6. Synthetic influencers and virtual brand ambassadors 

Perhaps the most headline-grabbing advancement is the rise of virtual influencers. AI-generated characters with realistic personalities, backstories, and appearances are already attracting millions of followers. For brands, they offer complete creative control, protection from the unpredictability of human partners, and the ability to maintain consistent messaging around the clock. Virtual ambassadors can also be tailored precisely to brand values, aesthetics, and target demographics, making them attractive long-term assets. The market reflects this momentum: the virtual influencer sector is projected to reach $45 billion by 2030 (Grand View Research, 2025). 

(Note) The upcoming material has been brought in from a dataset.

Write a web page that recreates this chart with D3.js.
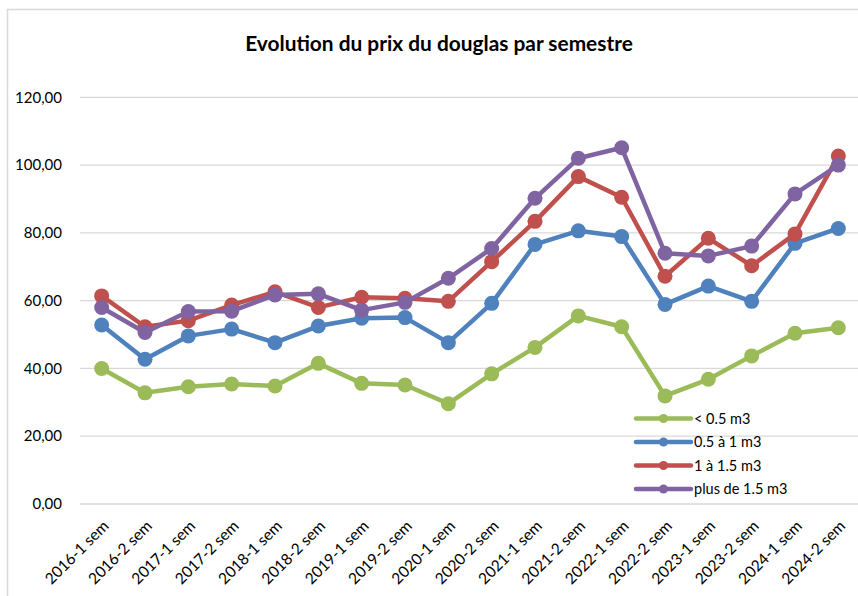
<!DOCTYPE html>
<html>
<head>
<meta charset="utf-8">
<script src="https://cdn.jsdelivr.net/npm/d3@7"></script>
<style>
  html, body { margin: 0; padding: 0; background: #fff; }
  svg { display: block; font-family: Lato, "Open Sans", sans-serif; }
</style>
</head>
<body>
<svg id="chart" width="858" height="596"></svg>
<script>
const categories = ["2016-1 sem","2016-2 sem","2017-1 sem","2017-2 sem","2018-1 sem","2018-2 sem","2019-1 sem","2019-2 sem","2020-1 sem","2020-2 sem","2021-1 sem","2021-2 sem","2022-1 sem","2022-2 sem","2023-1 sem","2023-2 sem","2024-1 sem","2024-2 sem"];
const seriesNames = ["< 0.5 m3", "0.5 à 1 m3", "1 à 1.5 m3", "plus de 1.5 m3"];
const under05 = [40.0, 32.8, 34.6, 35.4, 34.8, 41.5, 35.6, 35.1, 29.6, 38.4, 46.2, 55.5, 52.3, 31.9, 36.8, 43.7, 50.4, 52.0];
const from05to1 = [52.8, 42.7, 49.6, 51.6, 47.6, 52.5, 54.8, 55.0, 47.6, 59.2, 76.6, 80.6, 78.9, 58.9, 64.3, 59.8, 76.9, 81.3];
const from1to15 = [61.4, 52.3, 54.1, 58.7, 62.6, 58.0, 61.0, 60.7, 59.8, 71.5, 83.4, 96.6, 90.5, 67.2, 78.4, 70.3, 79.7, 102.7];
const over15 = [58.0, 50.6, 56.8, 56.9, 61.7, 62.0, 57.2, 59.5, 66.6, 75.4, 90.2, 102.0, 105.1, 74.0, 73.2, 76.1, 91.5, 100.0];
const yTicks = [0, 20, 40, 60, 80, 100, 120];
const colors = ["#9BBB59", "#4F81BD", "#C0504D", "#8064A2"];
const title = "Evolution du prix du douglas par semestre";

const allSeries = [under05, from05to1, from1to15, over15];

const svg = d3.select("#chart");

// chart border (left and top visible)
svg.append("path")
  .attr("d", "M7.5,596 L7.5,9.5 L858,9.5")
  .attr("fill", "none").attr("stroke", "#d9d9d9").attr("stroke-width", 1.5);

const x = d3.scalePoint().domain(categories).range([80, 860]).padding(0.5);
const y = d3.scaleLinear().domain([0, 120]).range([504, 97.3]);

// gridlines
svg.append("g").selectAll("line").data(yTicks).join("line")
  .attr("x1", 80).attr("x2", 860)
  .attr("y1", d => y(d)).attr("y2", d => y(d))
  .attr("stroke", "#d9d9d9").attr("stroke-width", 1.3);

// y labels
const fmt = d => d.toFixed(2).replace(".", ",");
svg.append("g").selectAll("text").data(yTicks).join("text")
  .attr("x", 62).attr("y", d => y(d))
  .attr("dy", "0.35em")
  .attr("text-anchor", "end")
  .attr("font-size", 15).attr("fill", "#000")
  .text(fmt);

// x labels
svg.append("g").selectAll("text").data(categories).join("text")
  .attr("transform", d => `translate(${x(d) + 8},${527}) rotate(-45)`)
  .attr("text-anchor", "end")
  .attr("font-size", 15.5).attr("fill", "#000")
  .text(d => d);

// series
const line = d3.line().x((d, i) => x(categories[i])).y(d => y(d));
allSeries.forEach((vals, si) => {
  const g = svg.append("g");
  g.append("path").datum(vals)
    .attr("d", line).attr("fill", "none")
    .attr("stroke", colors[si]).attr("stroke-width", 4.5)
    .attr("stroke-linejoin", "round");
  g.selectAll("circle").data(vals).join("circle")
    .attr("cx", (d, i) => x(categories[i])).attr("cy", d => y(d))
    .attr("r", 7.5).attr("fill", colors[si]);
});

// legend
const legendY = [418.5, 442, 465.5, 489];
const lg = svg.append("g");
seriesNames.forEach((name, i) => {
  lg.append("line").attr("x1", 636).attr("x2", 691)
    .attr("y1", legendY[i]).attr("y2", legendY[i])
    .attr("stroke", colors[i]).attr("stroke-width", 4.5).attr("stroke-linecap", "round");
  lg.append("circle").attr("cx", 663.5).attr("cy", legendY[i]).attr("r", 4.5).attr("fill", colors[i]);
  lg.append("text").attr("x", 694).attr("y", legendY[i]).attr("dy", "0.35em")
    .attr("font-size", 14.5).attr("fill", "#000").text(name);
});

// title
const t = svg.append("text").attr("x", 439).attr("y", 51)
  .attr("text-anchor", "middle").attr("font-weight", "bold")
  .attr("font-size", 19).attr("fill", "#000").text(title);
const w = t.node().getComputedTextLength();
if (w > 0) t.attr("font-size", 19 * 388 / w);
</script>
</body>
</html>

Still, authenticity remains the crux of influencer marketing – and synthetic personalities test its limits. If audiences feel deceived, backlash can be swift and unforgiving. There are also unresolved legal and ethical issues around disclosure: should every post make it clear that an influencer is virtual? Who owns the likeness, and what happens if a virtual character too closely resembles a real individual?  

Taken together, these six advancements demonstrate that social media is no longer just a communication channel. It is becoming an AI-powered ecosystem where discovery, engagement, commerce, and storytelling merge. For brands, the opportunities are enormous: more precise targeting, faster response times, lower production costs, and measurable conversions. But every opportunity comes with its risks. Echo chambers, loss of authenticity, privacy risks, and legal uncertainty are real challenges that cannot be ignored. 

The lesson for marketers is not to fear AI, but to approach it with both ambition and caution. Embrace what it makes possible, but build in safeguards that preserve empathy, creativity, and trust. In doing so, brands will not only harness the power of AI to grow – they will also ensure that growth is sustainable, ethical, and aligned with what consumers truly value.